What are the four inputs that determine audit sample size?

Every sample size calculation reduces to four inputs: (1) population value or item count, (2) tolerable misstatement (from ISA 320 performance materiality) or tolerable deviation rate, (3) expected misstatement based on prior-year results or risk assessment, and (4) the acceptable risk of incorrect acceptance (the complement of the confidence level). All four must be documented in the sampling working paper with cross-references.

What comparisons does ISA 530 require when evaluating sampling results?

ISA 530 .A22 requires comparing projected misstatement to tolerable misstatement (the pass/fail line) and also comparing projected misstatement to the expected misstatement used when sizing the sample. If projected errors significantly exceed expected errors, the auditor must consider whether the sample remains sufficient, even if projected misstatement is below tolerable misstatement. A third consideration is the qualitative nature of the misstatements found.

Is haphazard selection appropriate for MUS sampling?

No. ISA 530 .A13 explicitly states that haphazard selection is not appropriate for statistical sampling, and MUS is a statistical method. If the working paper describes the sampling approach as MUS but the selection method as haphazard, the two are inconsistent. For MUS, use systematic monetary unit selection with a random starting point, or random selection.

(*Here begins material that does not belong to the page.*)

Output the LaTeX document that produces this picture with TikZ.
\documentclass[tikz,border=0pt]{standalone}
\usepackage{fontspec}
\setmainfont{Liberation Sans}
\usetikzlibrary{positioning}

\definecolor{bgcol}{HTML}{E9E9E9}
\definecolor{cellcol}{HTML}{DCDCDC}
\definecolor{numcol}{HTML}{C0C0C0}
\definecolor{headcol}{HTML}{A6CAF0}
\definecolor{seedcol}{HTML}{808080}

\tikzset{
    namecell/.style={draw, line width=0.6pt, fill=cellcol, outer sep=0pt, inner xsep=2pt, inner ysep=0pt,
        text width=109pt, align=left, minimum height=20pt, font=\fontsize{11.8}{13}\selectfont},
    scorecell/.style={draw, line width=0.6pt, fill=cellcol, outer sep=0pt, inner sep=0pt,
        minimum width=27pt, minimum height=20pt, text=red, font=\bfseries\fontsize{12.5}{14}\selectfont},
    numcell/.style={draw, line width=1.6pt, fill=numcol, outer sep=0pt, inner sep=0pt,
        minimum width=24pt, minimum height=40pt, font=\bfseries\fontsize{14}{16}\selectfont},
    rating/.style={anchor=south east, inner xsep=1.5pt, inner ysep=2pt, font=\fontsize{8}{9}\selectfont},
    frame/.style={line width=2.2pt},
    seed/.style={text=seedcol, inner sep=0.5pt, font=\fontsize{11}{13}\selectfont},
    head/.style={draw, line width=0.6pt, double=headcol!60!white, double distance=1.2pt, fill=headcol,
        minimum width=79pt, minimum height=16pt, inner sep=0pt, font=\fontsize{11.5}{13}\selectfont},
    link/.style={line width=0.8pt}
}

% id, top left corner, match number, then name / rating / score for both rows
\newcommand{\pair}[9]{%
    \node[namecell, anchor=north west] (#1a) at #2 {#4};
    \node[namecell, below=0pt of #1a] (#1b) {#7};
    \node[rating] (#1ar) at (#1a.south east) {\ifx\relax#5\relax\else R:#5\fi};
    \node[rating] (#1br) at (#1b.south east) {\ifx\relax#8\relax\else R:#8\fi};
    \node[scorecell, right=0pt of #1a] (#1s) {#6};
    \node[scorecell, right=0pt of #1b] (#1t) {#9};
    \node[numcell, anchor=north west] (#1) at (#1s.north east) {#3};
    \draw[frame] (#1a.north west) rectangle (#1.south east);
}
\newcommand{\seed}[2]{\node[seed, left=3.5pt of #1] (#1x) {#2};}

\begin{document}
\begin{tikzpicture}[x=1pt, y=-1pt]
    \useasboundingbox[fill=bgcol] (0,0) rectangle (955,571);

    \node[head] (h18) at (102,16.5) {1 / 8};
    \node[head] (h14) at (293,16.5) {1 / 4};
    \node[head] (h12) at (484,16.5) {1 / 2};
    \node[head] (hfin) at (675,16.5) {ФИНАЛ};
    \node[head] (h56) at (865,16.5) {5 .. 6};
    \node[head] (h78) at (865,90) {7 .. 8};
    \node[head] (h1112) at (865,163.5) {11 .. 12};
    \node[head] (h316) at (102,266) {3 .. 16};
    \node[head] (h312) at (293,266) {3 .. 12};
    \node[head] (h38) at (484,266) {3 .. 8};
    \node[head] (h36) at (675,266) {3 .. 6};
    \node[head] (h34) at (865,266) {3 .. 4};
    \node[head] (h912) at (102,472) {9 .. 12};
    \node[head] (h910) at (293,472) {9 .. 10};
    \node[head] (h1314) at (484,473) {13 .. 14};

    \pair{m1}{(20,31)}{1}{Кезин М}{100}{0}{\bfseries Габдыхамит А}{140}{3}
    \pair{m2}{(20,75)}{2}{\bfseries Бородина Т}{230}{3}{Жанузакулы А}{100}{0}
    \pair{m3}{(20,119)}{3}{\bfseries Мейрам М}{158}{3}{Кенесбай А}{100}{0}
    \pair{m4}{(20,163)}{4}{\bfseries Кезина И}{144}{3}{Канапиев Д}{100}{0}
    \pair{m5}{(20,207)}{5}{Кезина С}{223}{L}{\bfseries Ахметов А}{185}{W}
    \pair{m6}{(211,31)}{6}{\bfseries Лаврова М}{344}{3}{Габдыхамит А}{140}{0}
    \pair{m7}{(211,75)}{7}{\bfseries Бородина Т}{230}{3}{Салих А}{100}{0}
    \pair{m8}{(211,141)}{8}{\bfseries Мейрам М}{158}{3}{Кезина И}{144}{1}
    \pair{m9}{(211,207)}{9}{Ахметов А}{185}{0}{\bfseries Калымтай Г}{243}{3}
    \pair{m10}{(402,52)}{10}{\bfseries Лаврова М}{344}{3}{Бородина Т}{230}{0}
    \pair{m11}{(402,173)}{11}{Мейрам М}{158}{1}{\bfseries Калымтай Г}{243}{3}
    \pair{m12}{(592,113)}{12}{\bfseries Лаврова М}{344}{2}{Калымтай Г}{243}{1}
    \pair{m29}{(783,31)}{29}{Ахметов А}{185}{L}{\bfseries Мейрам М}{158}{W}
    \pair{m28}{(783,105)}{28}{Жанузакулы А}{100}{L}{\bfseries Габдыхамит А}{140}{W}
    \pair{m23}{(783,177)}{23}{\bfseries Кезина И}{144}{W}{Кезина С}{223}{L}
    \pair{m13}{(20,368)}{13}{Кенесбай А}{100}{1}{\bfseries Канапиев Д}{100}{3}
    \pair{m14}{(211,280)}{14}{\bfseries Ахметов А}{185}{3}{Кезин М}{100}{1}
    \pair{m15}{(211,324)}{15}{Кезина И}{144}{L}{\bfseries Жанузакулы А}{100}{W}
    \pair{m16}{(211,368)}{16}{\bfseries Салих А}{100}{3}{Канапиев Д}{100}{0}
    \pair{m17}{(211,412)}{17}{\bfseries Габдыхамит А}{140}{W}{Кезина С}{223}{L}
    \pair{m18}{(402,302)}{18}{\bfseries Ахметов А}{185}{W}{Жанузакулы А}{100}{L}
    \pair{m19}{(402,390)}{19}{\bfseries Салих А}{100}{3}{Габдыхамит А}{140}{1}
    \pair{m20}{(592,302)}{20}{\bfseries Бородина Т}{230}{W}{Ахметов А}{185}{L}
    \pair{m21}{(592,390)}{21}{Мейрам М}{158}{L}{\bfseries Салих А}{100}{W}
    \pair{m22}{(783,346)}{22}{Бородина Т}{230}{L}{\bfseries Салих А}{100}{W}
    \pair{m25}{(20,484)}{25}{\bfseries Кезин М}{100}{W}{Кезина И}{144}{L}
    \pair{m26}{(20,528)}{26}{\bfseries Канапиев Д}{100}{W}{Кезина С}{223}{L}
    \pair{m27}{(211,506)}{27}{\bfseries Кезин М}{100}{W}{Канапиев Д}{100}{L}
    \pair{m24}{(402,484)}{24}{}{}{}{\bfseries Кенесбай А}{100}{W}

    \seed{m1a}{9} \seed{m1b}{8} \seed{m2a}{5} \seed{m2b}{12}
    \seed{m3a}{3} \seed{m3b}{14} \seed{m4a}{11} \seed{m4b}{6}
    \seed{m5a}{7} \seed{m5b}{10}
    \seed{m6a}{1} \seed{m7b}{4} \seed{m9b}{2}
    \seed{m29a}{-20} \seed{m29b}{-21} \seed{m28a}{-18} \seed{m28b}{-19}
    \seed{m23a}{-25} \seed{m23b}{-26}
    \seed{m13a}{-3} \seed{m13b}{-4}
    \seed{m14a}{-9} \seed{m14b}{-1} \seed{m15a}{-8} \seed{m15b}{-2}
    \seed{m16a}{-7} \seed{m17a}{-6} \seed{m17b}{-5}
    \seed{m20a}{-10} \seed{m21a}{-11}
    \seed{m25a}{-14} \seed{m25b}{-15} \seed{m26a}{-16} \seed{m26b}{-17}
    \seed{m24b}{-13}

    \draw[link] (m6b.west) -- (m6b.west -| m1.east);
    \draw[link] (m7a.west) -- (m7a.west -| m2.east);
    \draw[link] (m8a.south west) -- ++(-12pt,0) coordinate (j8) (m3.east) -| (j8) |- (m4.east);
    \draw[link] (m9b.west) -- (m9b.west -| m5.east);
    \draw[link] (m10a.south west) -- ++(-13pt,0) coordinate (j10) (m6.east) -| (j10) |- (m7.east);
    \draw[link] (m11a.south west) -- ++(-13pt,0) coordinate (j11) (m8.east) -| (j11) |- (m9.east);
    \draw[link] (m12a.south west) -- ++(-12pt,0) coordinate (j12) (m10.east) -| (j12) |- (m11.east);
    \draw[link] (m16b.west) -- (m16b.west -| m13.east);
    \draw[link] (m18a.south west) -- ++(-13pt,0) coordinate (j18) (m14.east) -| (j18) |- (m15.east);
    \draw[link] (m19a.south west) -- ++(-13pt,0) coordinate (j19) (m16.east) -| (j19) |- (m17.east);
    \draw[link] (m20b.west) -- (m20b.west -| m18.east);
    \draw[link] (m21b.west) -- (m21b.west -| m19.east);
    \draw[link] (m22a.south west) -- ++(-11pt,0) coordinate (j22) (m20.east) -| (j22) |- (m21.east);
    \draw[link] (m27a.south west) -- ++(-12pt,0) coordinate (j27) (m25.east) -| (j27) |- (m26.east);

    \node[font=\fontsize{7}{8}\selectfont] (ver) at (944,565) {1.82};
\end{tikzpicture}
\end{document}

What should I do if expected misstatement was set at zero but errors are found?

If you set expected misstatement at zero and then find errors, your sample may have been too small to draw a valid conclusion, even if projected misstatement is below tolerable misstatement. The sample was designed for a population with no errors, but the population had errors. Under ISA 530.12 , consider whether additional procedures are needed and document your assessment.